Vernuccio’s View: North Korea Facing Reality

By Frank V. Vernuccio, Jr., Esq.

What are the realities surrounding North Korea’s announced suspension of  nuclear and ICBM missile testing?

North Korea nuclear missile test

Some analysts portray the move, as well as the recent meeting between Secretary of State nominee Mike Pompeo and Kim Jung-un, as a result of President Trump’s aggressive language as well as his call for a face-to-face meeting with Kim. After the election, the new U.S. President was heavily criticized for using threatening language against the “Hermit Kingdom,” including a promise of “”fire and fury like the world has never seen,” but apparently the strategy has worked. In return, Kim called Trump a “mentally deranged dotard,” after the American president labeled the North Korean leader “Rocket Man”

For decades, U.S. Administrations have either ignored the growing threat from the DPRK or engaged in policies which actually allowed the danger to grow. The Arms Control Association describes the 1994 Clinton deal with Pyongyang: “…the United States and North Korea signed an agreement-the Agreed Framework-calling upon Pyongyang to freeze operation and construction of nuclear reactors suspected of being part of a covert nuclear weapons program in exchange for two proliferation-resistant nuclear power reactors. The agreement also called upon the United States to supply North Korea with fuel oil pending construction of the reactors. An international consortium called the Korean Peninsula Energy Development Organization (KEDO) was formed to implement the agreement…[However by 2002] U.S. intelligence sources revealed that North Korea’s centrifuge program was pursuing technology for a uranium enrichment program, which would produce material for nuclear weapons… After a series of exchanges with the International Atomic Energy Agency (IAEA), IAEA inspectors left the country Dec. 31 after Pyongyang expelled them. North Korea announced Jan. 10, 2003, that it was withdrawing from the NPT, effective the next day. Pyongyang’s official status with the treaty remains ambiguous.”

Spacewar reports that “Several factors have driven the North Korean rapprochement, including … concern about the belligerence of the Trump administration, and the looming impact of sanctions.”

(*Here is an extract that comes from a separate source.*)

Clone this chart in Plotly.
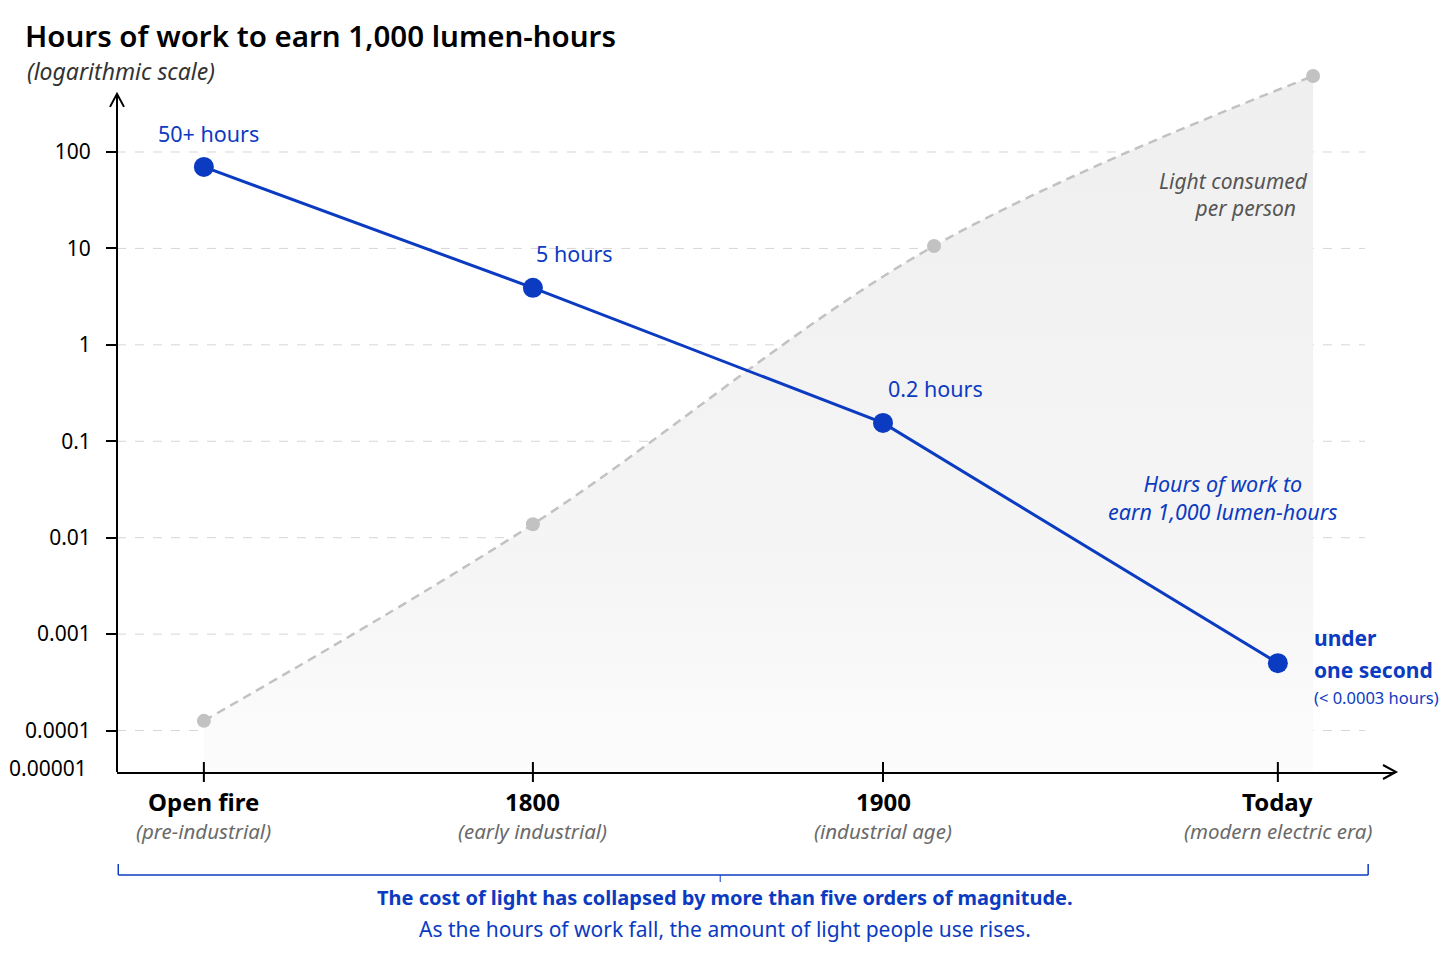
import numpy as np
import plotly.graph_objects as go

FONT = "Noto Sans"
BLUE = "#0b3bc1"
GREY_LINE = "#c2c2c2"
GRID = "#d6d6d6"

# --------------------------------------------------
# DATA
# --------------------------------------------------

eras = ["Open fire", "1800", "1900", "Today"]
era_notes = ["(pre-industrial)", "(early industrial)", "(industrial age)", "(modern electric era)"]
era_pos = [0, 1.0, 2.064, 3.264]

hours_of_work = [70, 3.9, 0.155, 0.0005]
hour_labels = ["50+ hours", "5 hours", "0.2 hours"]
hour_label_shift = [(5, 33), (42, 34), (52, 34)]

light_pos = [0, 1.0, 2.219, 3.371]
light_per_person = [1.26e-4, 0.0138, 10.6, 614]

y_ticks = [100, 10, 1, 0.1, 0.01, 0.001, 0.0001]
y_tick_text = ["100", "10", "1", "0.1", "0.01", "0.001", "0.0001"]
y_floor = 1e-5

# the page puts the plot div 8px in from the top-left corner
# so margins are shifted back by that much
AXIS_TOP = 0.951   # paper y where the y-axis arrow ends

# --------------------------------------------------
# FIGURE
# --------------------------------------------------

fig = go.Figure()

# invisible floor so the light area can fill down to the axis
fig.add_trace(go.Scatter(
    x=light_pos, y=[y_floor] * len(light_pos),
    mode="lines", line=dict(width=0), hoverinfo="skip", showlegend=False
))

fig.add_trace(go.Scatter(
    x=light_pos, y=light_per_person,
    mode="lines+markers",
    line=dict(color=GREY_LINE, width=2.5, dash="9px,6px", shape="spline", smoothing=1),
    marker=dict(color=GREY_LINE, size=14),
    fill="tonexty",
    fillgradient=dict(type="vertical", colorscale=[[0, "#fefefe"], [0.35, "#f5f5f5"], [1, "#efefef"]]),
    showlegend=False, cliponaxis=False
))

fig.add_trace(go.Scatter(
    x=era_pos, y=hours_of_work,
    mode="lines+markers",
    line=dict(color=BLUE, width=3),
    marker=dict(color=BLUE, size=20),
    showlegend=False, cliponaxis=False
))

# --------------------------------------------------
# AXES
# --------------------------------------------------

fig.update_xaxes(
    range=[-0.264, 3.62],
    showgrid=False, zeroline=False,
    showline=True, linecolor="black", linewidth=2,
    tickmode="array", tickvals=era_pos, showticklabels=False,
    ticks=""
)

fig.update_yaxes(
    type="log", range=[-4.43, 2.954],
    showgrid=False, zeroline=False, showline=False,
    tickmode="array", tickvals=y_ticks, ticktext=y_tick_text,
    ticks="outside", ticklen=10, tickwidth=1.5, tickcolor="black",
    tickfont=dict(family=FONT, size=21, color="black"),
    ticklabelstandoff=11
)

shapes = []
for v in y_ticks:
    shapes.append(dict(
        type="line", xref="paper", yref="y", x0=0, x1=0.9765, y0=v, y1=v,
        line=dict(color=GRID, width=1, dash="dash"), layer="below"
    ))

# x ticks that cross the axis line
for x in era_pos:
    shapes.append(dict(
        type="line", xref="x", yref="paper", ysizemode="pixel", yanchor=0,
        x0=x, x1=x, y0=-10, y1=10, line=dict(color="black", width=2)
    ))

# y axis line (stops below the top so the light curve can rise past it)
shapes.append(dict(
    type="line", xref="paper", yref="paper", x0=0, x1=0, y0=0, y1=AXIS_TOP,
    line=dict(color="black", width=2)
))

# arrow heads on the axes
shapes.append(dict(
    type="path", xref="paper", yref="paper", xsizemode="pixel", ysizemode="pixel",
    xanchor=0, yanchor=AXIS_TOP, path="M -7,-12 L 0,1 L 7,-12",
    line=dict(color="black", width=2)
))
shapes.append(dict(
    type="path", xref="paper", yref="paper", xsizemode="pixel", ysizemode="pixel",
    xanchor=1, yanchor=0, path="M -12,7 L 1,0 L -12,-7",
    line=dict(color="black", width=2)
))

# bracket under the x axis
shapes += [
    dict(type="line", xref="paper", yref="paper", x0=0.001, x1=0.979, y0=-0.1447, y1=-0.1447,
         line=dict(color=BLUE, width=1.5)),
    dict(type="line", xref="paper", yref="paper", x0=0.001, x1=0.001, y0=-0.1447, y1=-0.1292,
         line=dict(color=BLUE, width=1.5)),
    dict(type="line", xref="paper", yref="paper", x0=0.979, x1=0.979, y0=-0.1447, y1=-0.1292,
         line=dict(color=BLUE, width=1.5)),
    dict(type="line", xref="paper", yref="paper", x0=0.472, x1=0.472, y0=-0.1447, y1=-0.1545,
         line=dict(color=BLUE, width=1)),
]

# --------------------------------------------------
# ANNOTATIONS
# --------------------------------------------------

annotations = []

for x, y, txt, (dx, dy) in zip(era_pos, hours_of_work, hour_labels, hour_label_shift):
    annotations.append(dict(
        x=x, y=np.log10(y), text=txt, showarrow=False, xshift=dx, yshift=dy,
        xanchor="center", yanchor="middle",
        font=dict(family=FONT, size=21.5, color=BLUE)
    ))

today_x, today_y = era_pos[-1], np.log10(hours_of_work[-1])
for txt, dy, size, weight in [("under", 25, 21, 700), ("one second", -7, 21, 700),
                              ("(< 0.0003 hours)", -34, 16.5, 400)]:
    annotations.append(dict(
        x=today_x, y=today_y, text=txt, showarrow=False, xanchor="left", yanchor="middle",
        xshift=34, yshift=dy,
        font=dict(family=FONT, size=size, color=BLUE, weight=weight)
    ))

for x, name, note in zip(era_pos, eras, era_notes):
    annotations.append(dict(
        x=x, y=-0.0421, yref="paper", text=name, showarrow=False,
        xanchor="center", yanchor="middle",
        font=dict(family=FONT, size=24, color="black", weight=700)
    ))
    annotations.append(dict(
        x=x, y=-0.0829, yref="paper", text=f"<i>{note}</i>", showarrow=False,
        xanchor="center", yanchor="middle",
        font=dict(family=FONT, size=20.5, color="#6a6a6a")
    ))

annotations += [
    dict(x=3.363, y=np.log10(36), xanchor="right", yanchor="middle", align="right",
         text="<i>Light consumed<br>per person  </i>", showarrow=False,
         font=dict(family=FONT, size=21, color="#555555")),
    dict(x=3.097, y=np.log10(0.026), xanchor="center", yanchor="middle",
         text="<i>Hours of work to<br>earn 1,000 lumen-hours</i>",
         showarrow=False, font=dict(family=FONT, size=21.5, color=BLUE)),
    dict(x=-0.022, xref="paper", y=0.0056, yref="paper", xanchor="right", yanchor="middle",
         text="0.00001", showarrow=False, font=dict(family=FONT, size=21, color="black")),
    dict(x=-0.072, xref="paper", y=0.9846, yref="paper", xanchor="left", yanchor="middle",
         text="<i>(logarithmic scale)</i>", showarrow=False,
         font=dict(family=FONT, size=23, color="#333333")),
    dict(x=0.476, xref="paper", y=-0.1756, yref="paper", xanchor="center", yanchor="middle",
         text="The cost of light has collapsed by more than five orders of magnitude.",
         showarrow=False, font=dict(family=FONT, size=20, color=BLUE, weight=700)),
    dict(x=0.476, xref="paper", y=-0.2205, yref="paper", xanchor="center", yanchor="middle",
         text="As the hours of work fall, the amount of light people use rises.",
         showarrow=False, font=dict(family=FONT, size=21, color=BLUE)),
]

fig.update_layout(
    width=1456, height=971,
    paper_bgcolor="white", plot_bgcolor="white",
    margin=dict(l=109, r=69, t=52, b=207),
    title=dict(
        text="Hours of work to earn 1,000 lumen-hours",
        x=0.0117, xanchor="left", xref="container",
        y=0.970, yanchor="middle", yref="container",
        font=dict(family=FONT, size=29.5, color="black", weight=600)
    ),
    shapes=shapes,
    annotations=annotations,
    hovermode=False
)

fig.write_html("out.html")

The Pyongyang government, in what may be a face-saving move, is depicting its announcement as part of its shifting emphasis on economic development. North Korea’s economic policies and political repression are so disastrous that its regime has accurately been described as starving its own population into submission.

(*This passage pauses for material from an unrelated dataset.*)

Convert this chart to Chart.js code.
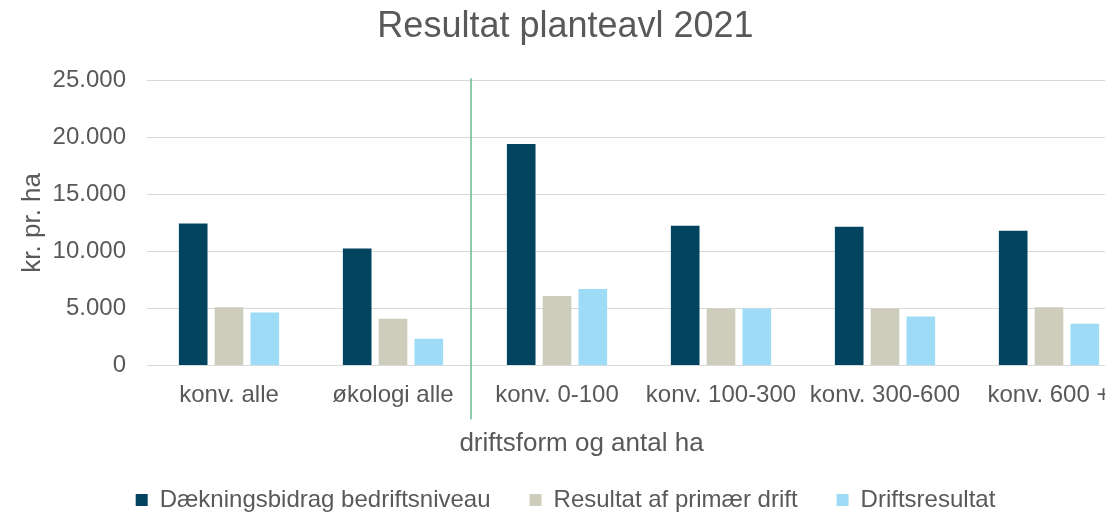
<!DOCTYPE html>
<html lang="da">
<head>
<meta charset="utf-8">
<title>Resultat planteavl 2021</title>
<script src="https://cdn.jsdelivr.net/npm/chart.js@4.4.1/dist/chart.umd.min.js"></script>
<style>
  html, body { margin: 0; padding: 0; background: #fff; overflow: hidden; }
  #wrap { width: 1131px; height: 522px; }
</style>
</head>
<body>
<div id="wrap"><canvas id="chart" width="1131" height="522"></canvas></div>
<script>
// chart data
const categories = ["konv. alle", "økologi alle", "konv. 0-100", "konv. 100-300", "konv. 300-600", "konv. 600 +"];
const daekningsbidrag = [12450, 10250, 19400, 12250, 12150, 11800];
const primaerDrift = [5100, 4100, 6100, 5000, 5000, 5100];
const driftsresultat = [4650, 2350, 6700, 5000, 4300, 3650];
const seriesNames = ["Dækningsbidrag bedriftsniveau", "Resultat af primær drift", "Driftsresultat"];
const yTicks = [0, 5000, 10000, 15000, 20000, 25000];

const TEXT = "#595959";
Chart.defaults.font.family = "'Liberation Sans', Arial, sans-serif";
Chart.defaults.color = TEXT;

// dots as thousands separator, like the Danish original
const fmt = v => String(v).replace(/\B(?=(\d{3})+(?!\d))/g, ".");

// green separator between the "alle" groups and the size groups,
// plus the x axis title which sits left of the plot centre in the original
const extras = {
  id: "extras",
  afterDraw(chart) {
    const { ctx, chartArea, scales: { x } } = chart;
    const sepX = (x.getPixelForValue(1) + x.getPixelForValue(2)) / 2 - 4;
    ctx.save();
    ctx.strokeStyle = "#6db88e";
    ctx.lineWidth = 1.5;
    ctx.beginPath();
    ctx.moveTo(sepX, chartArea.top - 2);
    ctx.lineTo(sepX, chartArea.bottom + 54);
    ctx.stroke();

    ctx.fillStyle = TEXT;
    ctx.font = "26px 'Liberation Sans', Arial, sans-serif";
    ctx.textAlign = "center";
    ctx.textBaseline = "middle";
    ctx.fillText("driftsform og antal ha", chart.width / 2 + 16, 444);
    ctx.restore();
  }
};

new Chart(document.getElementById("chart"), {
  type: "bar",
  data: {
    labels: categories,
    datasets: [
      { label: seriesNames[0], data: daekningsbidrag, backgroundColor: "#02445f" },
      { label: seriesNames[1], data: primaerDrift, backgroundColor: "#cecdbc" },
      { label: seriesNames[2], data: driftsresultat, backgroundColor: "#9ddbf7" },
    ]
  },
  options: {
    responsive: false,
    animation: false,
    devicePixelRatio: 1,
    categoryPercentage: 0.655,
    barPercentage: 0.8,
    layout: { padding: 0 },
    plugins: {
      tooltip: { enabled: false },
      title: {
        display: true,
        text: "Resultat planteavl 2021",
        color: TEXT,
        font: { size: 36, weight: "normal" },
        padding: { top: 5, bottom: 32 }
      },
      legend: {
        position: "bottom",
        labels: {
          boxWidth: 12,
          boxHeight: 12,
          padding: 39,
          color: TEXT,
          font: { size: 24 }
        }
      }
    },
    scales: {
      x: {
        grid: { display: false, drawTicks: false },
        border: { display: false },
        ticks: { padding: 15, font: { size: 24 }, color: TEXT, maxRotation: 0, autoSkip: false },
        afterFit: s => { s.height = 83.5; }
      },
      y: {
        min: 0,
        max: yTicks[yTicks.length - 1],
        afterBuildTicks: s => { s.ticks = yTicks.map(v => ({ value: v })); },
        grid: { color: "#d9d9d9", lineWidth: 1, drawTicks: false },
        border: { display: false },
        ticks: { padding: 21, font: { size: 24 }, color: TEXT, callback: v => fmt(v) },
        title: {
          display: true,
          text: "kr. pr. ha",
          color: TEXT,
          font: { size: 26 },
          padding: { top: 17, bottom: 0 }
        },
        afterFit: s => { s.width = 147; }
      }
    }
  },
  plugins: [extras]
});
</script>
</body>
</html>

While South Korea has become an economic powerhouse, North Korea remains in shambles. According to the CIA,  North Korea “faces chronic economic problems. Industrial capital stock is nearly beyond repair as a result of years of underinvestment, shortages of spare parts, and poor maintenance. Large-scale military spending and development of its ballistic missile and nuclear program severely draws off resources needed for investment and civilian consumption. Industrial and power outputs have stagnated for years at a fraction of pre-1990 levels. Frequent weather-related crop failures aggravated chronic food shortages caused by on-going systemic problems, including a lack of arable land, collective farming practices, poor soil quality, insufficient fertilization, and persistent shortages of tractors and fuel.”

The Russian news source RT  revealed that the North Korean announcement is a nuanced response both to the progress of its atomic and missiles tests to date, and its need to develop its almost non-existent economy. According to RT sources, a plenary meeting of the North Korea Communist Party declared that “From now on, all Pyongyang’s efforts will be concentrated on building up a strong socialist economy, while the human and material resources of the country will be mobilized to dramatically raise people’s quality of life.”

The move may be urgently required, as it becomes more apparent to North Koreans that their regime’s economic failures contrast dramatically with South Korea’s exceptional prosperity.

Whatever Pyongyang promises, the failure of the government to live up to prior agreements must be kept in mind.

Frank Vernuccio serves as editor-in-chief of the New York Analysis of Policy & Government.